= Challenge =
Retype every line from the start of the entries below down to the line with "(0,0) rectangle (582,626);", both ends included; skip the pictures.

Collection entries
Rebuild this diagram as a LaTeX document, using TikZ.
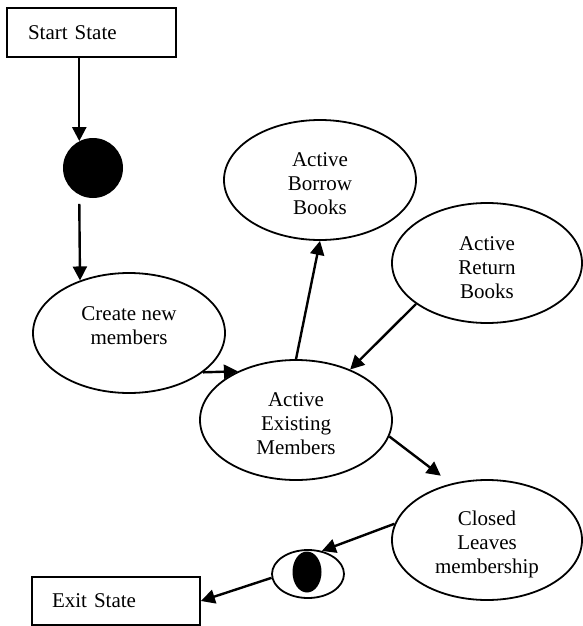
\documentclass[tikz,border=0pt]{standalone}
\usepackage{fontspec}
\setmainfont{Liberation Serif}
\usetikzlibrary{shapes.geometric,arrows.meta}
\begin{document}
\begin{tikzpicture}[x=1pt,y=-1pt,
  every node/.style={font=\fontsize{21}{24}\selectfont},
  statebox/.style={draw,line width=1.8pt,rectangle,align=left,inner ysep=0pt,
    minimum height=48pt,inner xsep=20pt},
  activity/.style={draw,line width=1.8pt,ellipse,minimum width=192pt,
    minimum height=120pt,inner sep=0pt},
  caption/.style={align=center,inner sep=0pt},
  flow/.style={line width=2.4pt,-{Triangle[length=14pt,width=14pt]}},
]
\useasboundingbox (0,0) rectangle (582,626);

% start and end boxes
\node[statebox,text width=127pt,inner xsep=21pt,minimum height=49pt] (start) at (91.5,32.5) {Start State};
\node[statebox,text width=128pt] (exit) at (116,601) {Exit State};

% initial state
\node[circle,fill,minimum size=60pt,inner sep=0pt] (dot) at (93,168) {};

% activity states
\node[activity,label={[caption,yshift=7pt]center:Create new\\members}] (create) at (129,333) {};
\node[activity,label={[caption,yshift=-4pt]center:Active\\Borrow\\Books}] (borrow) at (320,180) {};
\node[activity,minimum width=190pt,label={[caption,yshift=-4.5pt]center:Active\\Return\\Books}] (giveback) at (487,263) {};
\node[activity,label={[caption,yshift=-3.5pt]center:Active\\Existing\\Members}] (existing) at (296,420) {};
\node[activity,minimum width=190pt,label={[caption,yshift=-4.5pt]center:Closed\\Leaves\\membership}] (closed) at (487,540) {};

% final state
\node[draw,ellipse,line width=1.8pt,minimum width=72pt,minimum height=48pt,inner sep=0pt] (final) at (308,574) {};
\node[fill,ellipse,minimum width=29pt,minimum height=41pt,inner sep=0pt] (finaldot) at (307,572) {};

% transitions
\draw[flow] (dot.117.5 |- start.south) -- (dot.117.5);
\draw[flow] ([yshift=-9pt]dot.243) -- (create.133.3);
\draw[flow] (create.-28.1) -- (existing.140);
\draw[flow] (existing.north) -- (borrow.south);
\draw[flow] (giveback.210.3) -- (existing.43.9);
\draw[flow] (existing.-10.4) -- ([xshift=-6pt,yshift=9pt]closed.126.7);
\draw[flow] (closed.170.9) -- (final.59.7);
\draw[flow] (final.186) -- (exit.east);
\end{tikzpicture}
\end{document}
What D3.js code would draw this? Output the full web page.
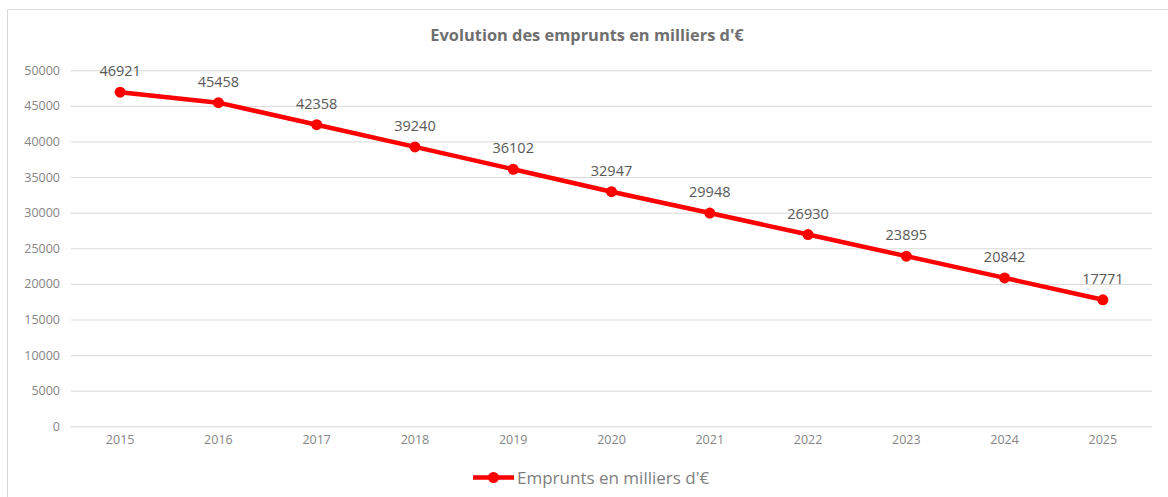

= Response to the task =
Rebuild this diagram as a LaTeX document, using TikZ.
\documentclass[tikz,border=0pt]{standalone}
\usepackage{fontspec}
\setmainfont{Liberation Serif}
\usetikzlibrary{shapes.geometric,arrows.meta}
\begin{document}
\begin{tikzpicture}[x=1pt,y=-1pt,
  every node/.style={font=\fontsize{21}{24}\selectfont},
  statebox/.style={draw,line width=1.8pt,rectangle,align=left,inner ysep=0pt,
    minimum height=48pt,inner xsep=20pt},
  activity/.style={draw,line width=1.8pt,ellipse,minimum width=192pt,
    minimum height=120pt,inner sep=0pt},
  caption/.style={align=center,inner sep=0pt},
  flow/.style={line width=2.4pt,-{Triangle[length=14pt,width=14pt]}},
]
\useasboundingbox (0,0) rectangle (582,626);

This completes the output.